**Aim of the exercise**. Say how many lines of the listing below contain "chart", giving the number and nothing else.

══════════

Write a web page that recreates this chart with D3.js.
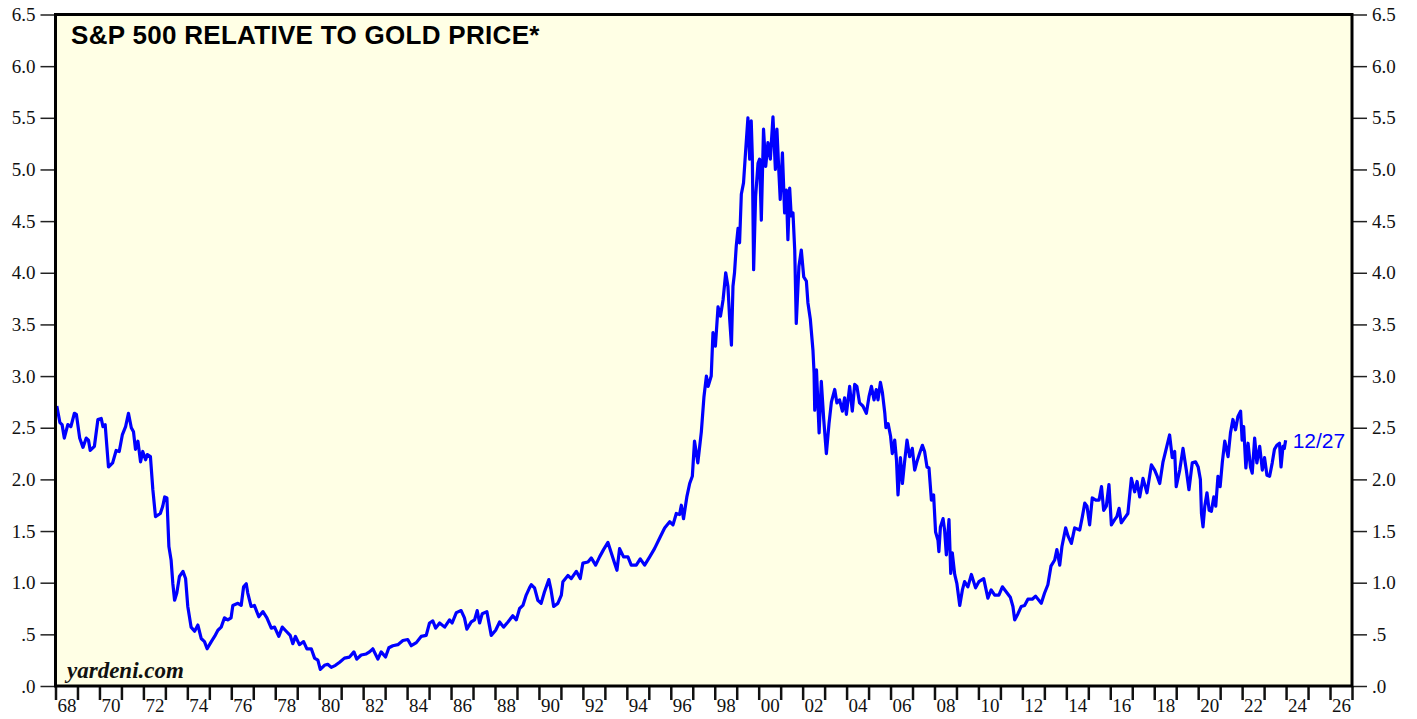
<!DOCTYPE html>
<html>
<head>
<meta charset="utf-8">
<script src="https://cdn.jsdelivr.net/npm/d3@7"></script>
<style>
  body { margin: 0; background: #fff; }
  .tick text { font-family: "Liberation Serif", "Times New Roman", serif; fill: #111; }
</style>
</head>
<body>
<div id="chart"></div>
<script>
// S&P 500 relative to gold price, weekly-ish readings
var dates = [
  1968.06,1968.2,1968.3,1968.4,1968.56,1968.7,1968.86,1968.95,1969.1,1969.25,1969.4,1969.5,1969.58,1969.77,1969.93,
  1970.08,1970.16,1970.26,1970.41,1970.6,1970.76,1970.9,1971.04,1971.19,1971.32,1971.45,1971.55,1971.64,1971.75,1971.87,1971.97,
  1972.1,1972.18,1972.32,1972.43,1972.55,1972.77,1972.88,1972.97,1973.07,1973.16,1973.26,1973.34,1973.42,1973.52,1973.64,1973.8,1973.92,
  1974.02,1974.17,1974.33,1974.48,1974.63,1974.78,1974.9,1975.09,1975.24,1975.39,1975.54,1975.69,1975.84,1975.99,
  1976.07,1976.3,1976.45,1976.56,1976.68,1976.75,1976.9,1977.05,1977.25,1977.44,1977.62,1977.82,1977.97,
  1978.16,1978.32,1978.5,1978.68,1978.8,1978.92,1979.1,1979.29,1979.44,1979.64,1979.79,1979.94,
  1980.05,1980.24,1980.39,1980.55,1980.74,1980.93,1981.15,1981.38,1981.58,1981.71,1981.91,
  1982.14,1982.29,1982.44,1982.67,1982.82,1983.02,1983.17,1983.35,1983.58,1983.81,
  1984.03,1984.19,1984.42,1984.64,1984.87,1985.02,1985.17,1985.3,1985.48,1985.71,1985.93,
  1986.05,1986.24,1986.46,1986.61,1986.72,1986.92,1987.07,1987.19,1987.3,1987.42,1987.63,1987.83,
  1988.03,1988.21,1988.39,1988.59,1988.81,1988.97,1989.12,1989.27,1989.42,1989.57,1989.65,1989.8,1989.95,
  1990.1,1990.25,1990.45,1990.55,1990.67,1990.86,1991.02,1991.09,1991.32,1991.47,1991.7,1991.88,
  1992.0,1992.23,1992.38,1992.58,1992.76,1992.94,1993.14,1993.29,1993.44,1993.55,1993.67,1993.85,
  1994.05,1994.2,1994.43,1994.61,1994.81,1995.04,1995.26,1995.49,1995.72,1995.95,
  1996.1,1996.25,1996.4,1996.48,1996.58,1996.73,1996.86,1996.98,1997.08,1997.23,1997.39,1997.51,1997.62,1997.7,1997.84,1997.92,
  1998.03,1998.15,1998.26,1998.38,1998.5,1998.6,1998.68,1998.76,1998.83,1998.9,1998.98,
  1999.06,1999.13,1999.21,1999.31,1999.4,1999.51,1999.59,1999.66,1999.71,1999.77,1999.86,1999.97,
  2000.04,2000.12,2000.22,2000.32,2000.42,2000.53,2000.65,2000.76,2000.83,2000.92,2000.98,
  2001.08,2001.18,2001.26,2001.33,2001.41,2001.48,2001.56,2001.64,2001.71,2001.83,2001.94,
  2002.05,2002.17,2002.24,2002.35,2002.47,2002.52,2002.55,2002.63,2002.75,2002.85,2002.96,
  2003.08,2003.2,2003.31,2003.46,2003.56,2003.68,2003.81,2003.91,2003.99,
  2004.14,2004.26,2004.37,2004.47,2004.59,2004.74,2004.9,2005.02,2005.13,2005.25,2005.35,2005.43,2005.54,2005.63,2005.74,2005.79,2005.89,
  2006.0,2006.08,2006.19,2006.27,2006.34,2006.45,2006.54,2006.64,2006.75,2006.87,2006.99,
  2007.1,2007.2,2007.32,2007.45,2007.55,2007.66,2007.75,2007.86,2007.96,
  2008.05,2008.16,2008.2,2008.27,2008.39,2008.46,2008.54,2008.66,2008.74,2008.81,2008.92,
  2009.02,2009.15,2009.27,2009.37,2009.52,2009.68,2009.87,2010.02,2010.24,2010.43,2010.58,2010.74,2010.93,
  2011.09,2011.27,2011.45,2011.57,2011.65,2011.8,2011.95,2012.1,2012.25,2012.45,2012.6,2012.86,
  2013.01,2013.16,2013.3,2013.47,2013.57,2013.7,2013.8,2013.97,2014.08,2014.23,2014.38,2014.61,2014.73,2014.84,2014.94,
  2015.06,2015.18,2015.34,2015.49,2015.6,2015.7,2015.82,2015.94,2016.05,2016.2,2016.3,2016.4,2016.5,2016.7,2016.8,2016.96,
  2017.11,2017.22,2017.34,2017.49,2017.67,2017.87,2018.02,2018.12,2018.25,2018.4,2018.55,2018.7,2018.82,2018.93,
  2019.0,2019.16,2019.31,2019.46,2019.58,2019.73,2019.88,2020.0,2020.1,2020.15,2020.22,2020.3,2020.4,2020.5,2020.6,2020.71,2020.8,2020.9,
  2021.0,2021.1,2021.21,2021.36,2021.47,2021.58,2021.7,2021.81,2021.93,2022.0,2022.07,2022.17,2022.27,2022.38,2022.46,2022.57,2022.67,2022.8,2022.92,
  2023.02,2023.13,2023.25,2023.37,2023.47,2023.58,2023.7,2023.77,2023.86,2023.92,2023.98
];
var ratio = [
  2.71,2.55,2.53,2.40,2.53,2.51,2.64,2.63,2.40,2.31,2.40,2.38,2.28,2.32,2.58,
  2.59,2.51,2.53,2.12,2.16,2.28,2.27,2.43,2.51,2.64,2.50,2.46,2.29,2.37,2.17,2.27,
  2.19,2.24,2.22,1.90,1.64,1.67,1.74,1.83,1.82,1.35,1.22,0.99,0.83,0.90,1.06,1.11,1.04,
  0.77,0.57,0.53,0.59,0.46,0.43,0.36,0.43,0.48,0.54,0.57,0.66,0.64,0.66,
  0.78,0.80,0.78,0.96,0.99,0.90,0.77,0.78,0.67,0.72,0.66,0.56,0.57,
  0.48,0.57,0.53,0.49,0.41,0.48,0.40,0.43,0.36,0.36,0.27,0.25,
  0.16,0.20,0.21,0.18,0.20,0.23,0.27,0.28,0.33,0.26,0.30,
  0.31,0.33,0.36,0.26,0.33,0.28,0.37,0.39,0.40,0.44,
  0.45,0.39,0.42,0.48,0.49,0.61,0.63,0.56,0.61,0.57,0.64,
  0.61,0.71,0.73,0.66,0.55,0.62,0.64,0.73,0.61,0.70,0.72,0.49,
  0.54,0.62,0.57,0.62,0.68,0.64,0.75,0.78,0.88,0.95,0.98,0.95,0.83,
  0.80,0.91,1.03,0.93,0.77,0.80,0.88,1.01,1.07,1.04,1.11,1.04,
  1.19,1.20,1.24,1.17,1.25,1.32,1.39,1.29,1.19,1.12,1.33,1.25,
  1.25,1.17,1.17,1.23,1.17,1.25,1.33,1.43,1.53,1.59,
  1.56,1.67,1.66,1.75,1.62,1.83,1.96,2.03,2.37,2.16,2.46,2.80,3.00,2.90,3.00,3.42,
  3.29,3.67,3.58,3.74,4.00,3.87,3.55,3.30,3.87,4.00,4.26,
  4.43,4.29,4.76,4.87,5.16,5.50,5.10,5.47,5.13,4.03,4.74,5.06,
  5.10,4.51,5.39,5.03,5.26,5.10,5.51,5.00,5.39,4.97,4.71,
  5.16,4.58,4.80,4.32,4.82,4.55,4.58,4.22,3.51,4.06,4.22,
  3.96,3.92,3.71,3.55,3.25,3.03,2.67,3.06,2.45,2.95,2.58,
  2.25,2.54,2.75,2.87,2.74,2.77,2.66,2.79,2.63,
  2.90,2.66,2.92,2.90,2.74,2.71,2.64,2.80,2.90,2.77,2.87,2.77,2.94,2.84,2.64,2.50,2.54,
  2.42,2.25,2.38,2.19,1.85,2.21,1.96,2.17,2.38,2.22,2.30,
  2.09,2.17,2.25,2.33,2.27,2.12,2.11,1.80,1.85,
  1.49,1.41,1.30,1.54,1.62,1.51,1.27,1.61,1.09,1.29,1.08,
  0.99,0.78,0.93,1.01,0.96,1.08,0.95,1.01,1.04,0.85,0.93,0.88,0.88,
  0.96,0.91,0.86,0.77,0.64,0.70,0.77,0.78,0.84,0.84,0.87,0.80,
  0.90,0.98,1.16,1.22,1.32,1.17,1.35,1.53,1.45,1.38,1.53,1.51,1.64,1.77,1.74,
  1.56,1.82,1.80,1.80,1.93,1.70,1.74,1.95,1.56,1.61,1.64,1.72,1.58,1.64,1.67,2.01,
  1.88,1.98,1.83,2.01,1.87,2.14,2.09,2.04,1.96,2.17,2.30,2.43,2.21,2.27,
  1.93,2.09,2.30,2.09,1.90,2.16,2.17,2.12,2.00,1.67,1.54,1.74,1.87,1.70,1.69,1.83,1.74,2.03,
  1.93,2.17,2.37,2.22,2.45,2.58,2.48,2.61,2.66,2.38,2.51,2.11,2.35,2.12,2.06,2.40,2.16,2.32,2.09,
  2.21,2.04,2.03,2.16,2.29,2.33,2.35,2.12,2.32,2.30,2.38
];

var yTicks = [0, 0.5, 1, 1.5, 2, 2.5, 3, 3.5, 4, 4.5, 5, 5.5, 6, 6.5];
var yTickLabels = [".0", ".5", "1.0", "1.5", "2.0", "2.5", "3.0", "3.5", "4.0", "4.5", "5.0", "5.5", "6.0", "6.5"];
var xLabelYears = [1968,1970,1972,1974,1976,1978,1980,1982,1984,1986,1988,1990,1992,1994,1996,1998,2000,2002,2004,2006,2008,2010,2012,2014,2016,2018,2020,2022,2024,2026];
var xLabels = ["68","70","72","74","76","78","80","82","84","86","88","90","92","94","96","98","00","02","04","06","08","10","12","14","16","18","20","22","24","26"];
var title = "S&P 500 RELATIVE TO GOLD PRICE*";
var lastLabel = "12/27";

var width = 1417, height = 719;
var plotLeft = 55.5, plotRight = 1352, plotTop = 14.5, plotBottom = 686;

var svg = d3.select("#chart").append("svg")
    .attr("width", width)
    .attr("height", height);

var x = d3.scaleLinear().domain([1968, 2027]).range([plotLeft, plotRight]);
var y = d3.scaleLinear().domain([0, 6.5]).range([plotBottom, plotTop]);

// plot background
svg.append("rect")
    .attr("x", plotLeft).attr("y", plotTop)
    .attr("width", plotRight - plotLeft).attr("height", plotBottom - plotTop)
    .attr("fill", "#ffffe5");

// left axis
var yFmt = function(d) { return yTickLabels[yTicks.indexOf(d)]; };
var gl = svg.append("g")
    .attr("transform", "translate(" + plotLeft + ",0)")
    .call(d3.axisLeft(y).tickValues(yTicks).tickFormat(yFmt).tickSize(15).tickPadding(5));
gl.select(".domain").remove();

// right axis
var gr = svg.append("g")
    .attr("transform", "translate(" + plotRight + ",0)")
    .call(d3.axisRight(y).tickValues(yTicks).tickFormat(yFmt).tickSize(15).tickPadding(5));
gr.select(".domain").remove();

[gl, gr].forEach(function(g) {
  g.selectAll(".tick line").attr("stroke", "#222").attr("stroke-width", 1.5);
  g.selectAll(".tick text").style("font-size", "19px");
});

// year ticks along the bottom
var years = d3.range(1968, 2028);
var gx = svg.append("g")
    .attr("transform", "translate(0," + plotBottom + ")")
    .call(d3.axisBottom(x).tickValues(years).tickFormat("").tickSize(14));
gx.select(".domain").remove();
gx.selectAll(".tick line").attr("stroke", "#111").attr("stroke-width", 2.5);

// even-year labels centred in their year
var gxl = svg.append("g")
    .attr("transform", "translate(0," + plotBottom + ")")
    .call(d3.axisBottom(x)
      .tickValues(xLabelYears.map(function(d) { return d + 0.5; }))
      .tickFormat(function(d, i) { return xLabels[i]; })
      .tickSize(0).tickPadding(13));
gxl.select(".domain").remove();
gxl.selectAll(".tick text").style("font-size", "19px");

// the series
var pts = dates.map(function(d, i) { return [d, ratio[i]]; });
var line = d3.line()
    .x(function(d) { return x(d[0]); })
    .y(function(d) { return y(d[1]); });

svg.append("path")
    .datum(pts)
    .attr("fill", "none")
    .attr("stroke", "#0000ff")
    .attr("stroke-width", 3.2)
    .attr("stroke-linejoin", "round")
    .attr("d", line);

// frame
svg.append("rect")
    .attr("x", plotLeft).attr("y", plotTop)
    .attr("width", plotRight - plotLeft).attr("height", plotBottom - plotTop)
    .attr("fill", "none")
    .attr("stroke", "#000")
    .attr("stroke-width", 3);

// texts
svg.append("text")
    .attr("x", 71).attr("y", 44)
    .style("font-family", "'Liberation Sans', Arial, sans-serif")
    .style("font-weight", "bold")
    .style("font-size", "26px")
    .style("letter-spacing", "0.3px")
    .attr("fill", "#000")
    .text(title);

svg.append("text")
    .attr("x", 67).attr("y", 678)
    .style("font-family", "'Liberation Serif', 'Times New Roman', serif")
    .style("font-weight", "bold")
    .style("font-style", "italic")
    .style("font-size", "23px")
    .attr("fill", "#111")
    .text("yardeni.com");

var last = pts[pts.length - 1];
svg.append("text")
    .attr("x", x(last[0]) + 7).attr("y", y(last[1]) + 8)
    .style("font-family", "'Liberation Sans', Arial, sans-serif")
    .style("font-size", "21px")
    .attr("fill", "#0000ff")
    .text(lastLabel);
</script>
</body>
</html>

══════════

**Output of the exercise**. 3